Prompt
Give only the count of lines containing "this".

Source records:
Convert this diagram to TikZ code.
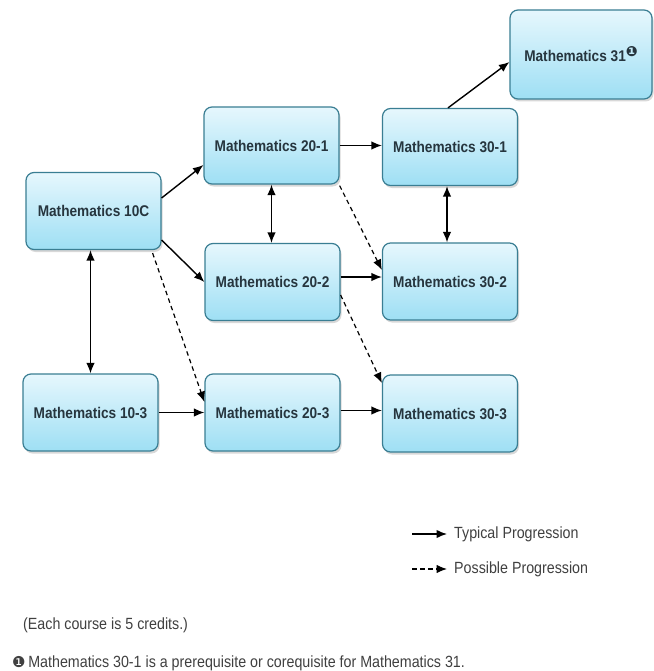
\documentclass[tikz,border=0pt]{standalone}
\usepackage{fontspec}
\setmainfont{Liberation Sans}
\newfontfamily\narrowfont[FakeStretch=0.88]{Liberation Sans}
\newfontfamily\symfont{DejaVu Sans}
\usetikzlibrary{shadows,calc,arrows.meta}
\definecolor{boxtop}{HTML}{E6F7FD}
\definecolor{boxbot}{HTML}{9EDFF4}
\definecolor{boxedge}{HTML}{3A7E93}
\definecolor{boxtext}{HTML}{26353E}
\definecolor{greytext}{HTML}{404040}
\begin{document}
\begin{tikzpicture}[x=1pt,y=-1pt,
  course/.style={draw=boxedge, line width=1.2pt, rounded corners=8pt,
    top color=boxtop, bottom color=boxbot,
    minimum width=135pt, minimum height=77pt, inner sep=0pt,
    font=\narrowfont\bfseries\fontsize{15.5}{18}\selectfont, text=boxtext,
    drop shadow={shadow xshift=1.5pt, shadow yshift=-2.5pt, opacity=0.3}},
  typ/.style={-{Latex[length=10.5pt,width=8.5pt]}, line width=1.4pt},
  poss/.style={typ, line width=1.2pt, dash pattern=on 4.5pt off 3.5pt},
  both/.style={{Latex[length=10.5pt,width=8.5pt]}-{Latex[length=10.5pt,width=8.5pt]}, line width=1.4pt},
  note/.style={font=\narrowfont\fontsize{16.2}{19}\selectfont, text=greytext, inner sep=0pt, anchor=west}]
\useasboundingbox (0,0) rectangle (653,671);
\fill[white] (0,0) rectangle (653,671);

\node[course] (m10c) at (93.5,211) {Mathematics 10C};
\node[course] (m201) at (271.5,145.5) {Mathematics 20-1};
\node[course] (m202) at (272.5,282) {Mathematics 20-2};
\node[course] (m301) at (450,147) {Mathematics 30-1};
\node[course] (m302) at (450,281.5) {Mathematics 30-2};
\node[course, minimum width=142pt, minimum height=89pt] (m31) at (581,54.5)
  {Mathematics 31\raisebox{5pt}{\symfont\fontsize{14}{14}\selectfont ❶}};
\node[course] (m103) at (90.5,412.5) {Mathematics 10-3};
\node[course] (m203) at (272.5,412.5) {Mathematics 20-3};
\node[course] (m303) at (450,413.5) {Mathematics 30-3};

\draw[typ] ($(m10c.east)+(0,-13)$) -- ($(m201.west)+(0,19.5)$);
\draw[typ] ($(m10c.east)+(0,29)$) -- (m202.west);
\draw[both] (m10c.south -| m103.north) -- (m103.north);
\draw[poss] ($(m10c.south east)+(-9,3)$) -- ($(m203.west)+(0,-10.5)$);
\draw[typ] (m201.east) -- (m201.east -| m301.west);
\draw[both] (m201.south) -- (m201.south |- m202.north);
\draw[poss] ($(m201.south east)+(0,1)$) -- ($(m302.west)+(0,-11.5)$);
\draw[typ] ($(m202.east)+(0,-5)$) -- ($(m202.east -| m302.west)+(0,-5)$);
\draw[poss] ($(m202.east)+(0,13)$) -- ($(m303.west)+(0,-30.5)$);
\draw[typ] (m103.east) -- (m103.east -| m203.west);
\draw[typ] ($(m203.east)+(0,-2)$) -- ($(m203.east -| m303.west)+(0,-2)$);
\draw[typ] ($(m301.north)+(-2,0)$) -- ($(m31.west)+(0,7.5)$);
\draw[both] ($(m301.south)+(-3,0)$) -- ($(m301.south |- m302.north)+(-3,0)$);

\coordinate (l1s) at (412,534);
\coordinate (l1e) at (447,534);
\draw[typ] (l1s) -- (l1e);
\node[note] (l1t) at (454,534) {Typical Progression};
\coordinate (l2s) at (412,569);
\coordinate (l2e) at (447,569);
\draw[poss] (l2s) -- (l2e);
\node[note] (l2t) at (454,569) {Possible Progression};

\node[note] (credits) at (23,625) {(Each course is 5 credits.)};
\node[note] (foot) at (12,663) {{\symfont\fontsize{15}{15}\selectfont ❶}\,Mathematics 30-1 is a prerequisite or corequisite for Mathematics 31.};
\end{tikzpicture}
\end{document}
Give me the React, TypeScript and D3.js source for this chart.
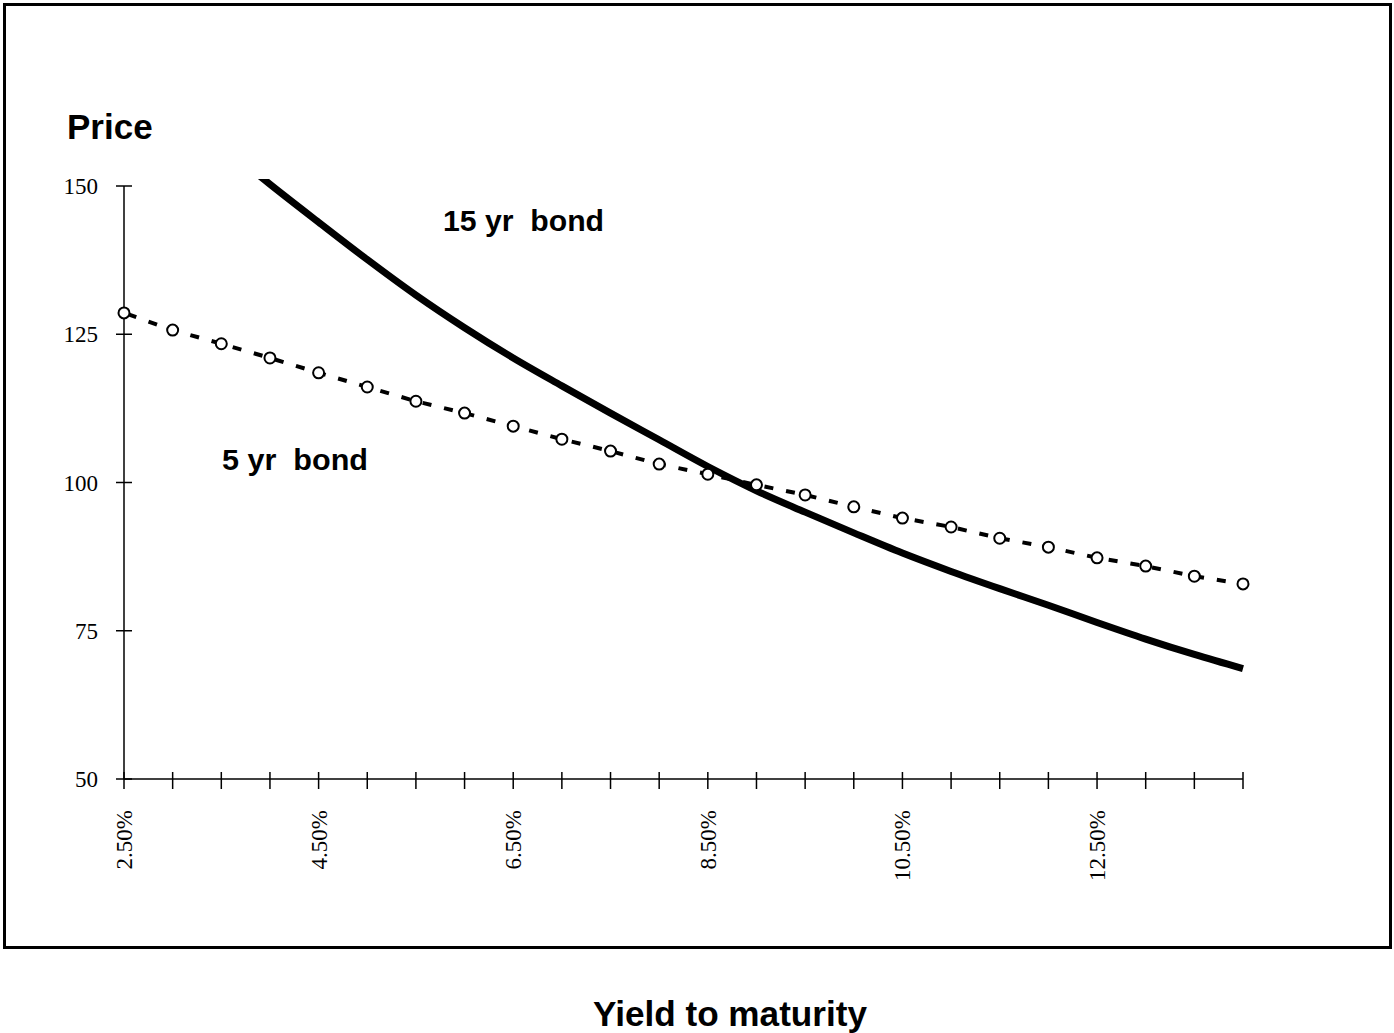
import { useRef, useEffect } from 'react';
import * as d3 from 'd3';

// yields in percent, every half point
const yields5 = [2.5, 3, 3.5, 4, 4.5, 5, 5.5, 6, 6.5, 7, 7.5, 8, 8.5, 9, 9.5, 10, 10.5, 11, 11.5, 12, 12.5, 13, 13.5, 14];
const price5 = [128.6, 125.7, 123.4, 121.0, 118.5, 116.1, 113.7, 111.7, 109.5, 107.3, 105.3, 103.1, 101.4, 99.6, 97.9, 95.9, 94.0, 92.5, 90.6, 89.1, 87.3, 85.9, 84.2, 82.9];

const yields15 = [3.5, 4, 4.5, 5, 5.5, 6, 6.5, 7, 7.5, 8, 8.5, 9, 9.5, 10, 10.5, 11, 11.5, 12, 12.5, 13, 13.5, 14];
const price15 = [157.0, 150.3, 143.9, 137.6, 131.6, 126.1, 121.0, 116.3, 111.7, 107.2, 102.7, 98.6, 95.0, 91.5, 88.1, 85.0, 82.1, 79.3, 76.4, 73.6, 71.0, 68.6];

const yTicks = [50, 75, 100, 125, 150];
const xTicks = d3.range(2.5, 14.01, 0.5);
const xLabels = [2.5, 4.5, 6.5, 8.5, 10.5, 12.5];

const BondPriceChart = () => {

    const svgRef = useRef<SVGSVGElement | null>(null);

    const renderChart = () => {
        const svgElement = svgRef.current;
        if (!svgElement) return;

        const width = 1394;
        const height = 1033;
        const margin = { top: 186, right: 151, bottom: 254, left: 124 };

        const svg = d3.select(svgElement)
            .attr('width', width)
            .attr('height', height);

        svg.selectAll('*').remove();

        const x = d3.scaleLinear()
            .domain([2.5, 14])
            .range([margin.left, width - margin.right]);

        const y = d3.scaleLinear()
            .domain([50, 150])
            .range([height - margin.bottom, margin.top]);

        // outer frame
        svg.append('rect')
            .attr('x', 4.5)
            .attr('y', 4.5)
            .attr('width', 1386)
            .attr('height', 943)
            .attr('fill', 'none')
            .attr('stroke', '#000')
            .attr('stroke-width', 3);

        const serif = '"Liberation Serif", "DejaVu Serif", serif';
        const sans = '"Liberation Sans", Arial, sans-serif';

        // y axis
        svg.append('line')
            .attr('x1', x(2.5)).attr('x2', x(2.5))
            .attr('y1', y(150)).attr('y2', y(50))
            .attr('stroke', '#000')
            .attr('stroke-width', 1.5);

        svg.append('g')
            .selectAll('line')
            .data(yTicks)
            .join('line')
            .attr('x1', x(2.5) - 8)
            .attr('x2', x(2.5) + 8)
            .attr('y1', d => y(d))
            .attr('y2', d => y(d))
            .attr('stroke', '#000')
            .attr('stroke-width', 1.5);

        svg.append('g')
            .selectAll('text')
            .data(yTicks)
            .join('text')
            .attr('x', 98)
            .attr('y', d => y(d) + 8)
            .attr('text-anchor', 'end')
            .style('font-family', serif)
            .style('font-size', '23px')
            .text(d => d);

        // x axis
        svg.append('line')
            .attr('x1', x(2.5)).attr('x2', x(14))
            .attr('y1', y(50)).attr('y2', y(50))
            .attr('stroke', '#000')
            .attr('stroke-width', 1.5);

        svg.append('g')
            .selectAll('line')
            .data(xTicks)
            .join('line')
            .attr('x1', d => x(d))
            .attr('x2', d => x(d))
            .attr('y1', y(50) - 7)
            .attr('y2', y(50) + 10)
            .attr('stroke', '#000')
            .attr('stroke-width', 1.5);

        svg.append('g')
            .selectAll('text')
            .data(xLabels)
            .join('text')
            .attr('transform', d => `translate(${x(d) + 8}, 810) rotate(-90)`)
            .attr('text-anchor', 'end')
            .style('font-family', serif)
            .style('font-size', '23px')
            .text(d => d3.format('.2f')(d) + '%');

        // 15 yr bond, clipped at top of plot
        svg.append('clipPath')
            .attr('id', 'plot-clip')
            .append('rect')
            .attr('x', x(2.5))
            .attr('y', y(151.2))
            .attr('width', x(14) - x(2.5) + 10)
            .attr('height', y(50) - y(151.2));

        const line15 = d3.line<number>()
            .x((_, i) => x(yields15[i]))
            .y(d => y(d))
            .curve(d3.curveMonotoneX);

        svg.append('path')
            .datum(price15)
            .attr('clip-path', 'url(#plot-clip)')
            .attr('fill', 'none')
            .attr('stroke', '#000')
            .attr('stroke-width', 7)
            .attr('d', line15);

        // 5 yr bond
        const line5 = d3.line<number>()
            .x((_, i) => x(yields5[i]))
            .y(d => y(d));

        svg.append('path')
            .datum(price5)
            .attr('fill', 'none')
            .attr('stroke', '#000')
            .attr('stroke-width', 4)
            .attr('stroke-dasharray', '9,13')
            .attr('stroke-dashoffset', -4)
            .attr('d', line5);

        svg.append('g')
            .selectAll('circle')
            .data(price5)
            .join('circle')
            .attr('cx', (_, i) => x(yields5[i]))
            .attr('cy', d => y(d))
            .attr('r', 5.5)
            .attr('fill', '#fff')
            .attr('stroke', '#000')
            .attr('stroke-width', 2);

        svg.append('text')
            .attr('x', 67)
            .attr('y', 139)
            .style('font-family', sans)
            .style('font-weight', 'bold')
            .style('font-size', '35px')
            .text('Price');

        svg.append('text')
            .attr('x', 443)
            .attr('y', 231)
            .attr('textLength', 161)
            .attr('lengthAdjust', 'spacingAndGlyphs')
            .style('font-family', sans)
            .style('font-weight', 'bold')
            .style('font-size', '29px')
            .style('white-space', 'pre')
            .text('15 yr  bond');

        svg.append('text')
            .attr('x', 222)
            .attr('y', 470)
            .attr('textLength', 146)
            .attr('lengthAdjust', 'spacingAndGlyphs')
            .style('font-family', sans)
            .style('font-weight', 'bold')
            .style('font-size', '29px')
            .style('white-space', 'pre')
            .text('5 yr  bond');

        svg.append('text')
            .attr('x', 730)
            .attr('y', 1026)
            .attr('text-anchor', 'middle')
            .attr('textLength', 274)
            .attr('lengthAdjust', 'spacingAndGlyphs')
            .style('font-family', sans)
            .style('font-weight', 'bold')
            .style('font-size', '35px')
            .text('Yield to maturity');
    };

    useEffect(() => {
        renderChart();
    }, []);

    return (
        <div style={{ position: 'absolute', left: 0, top: 0, width: 1394, height: 1033, background: '#fff' }}>
            <svg ref={svgRef} style={{ display: 'block' }}></svg>
        </div>
    );
};

export default BondPriceChart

Completed task
2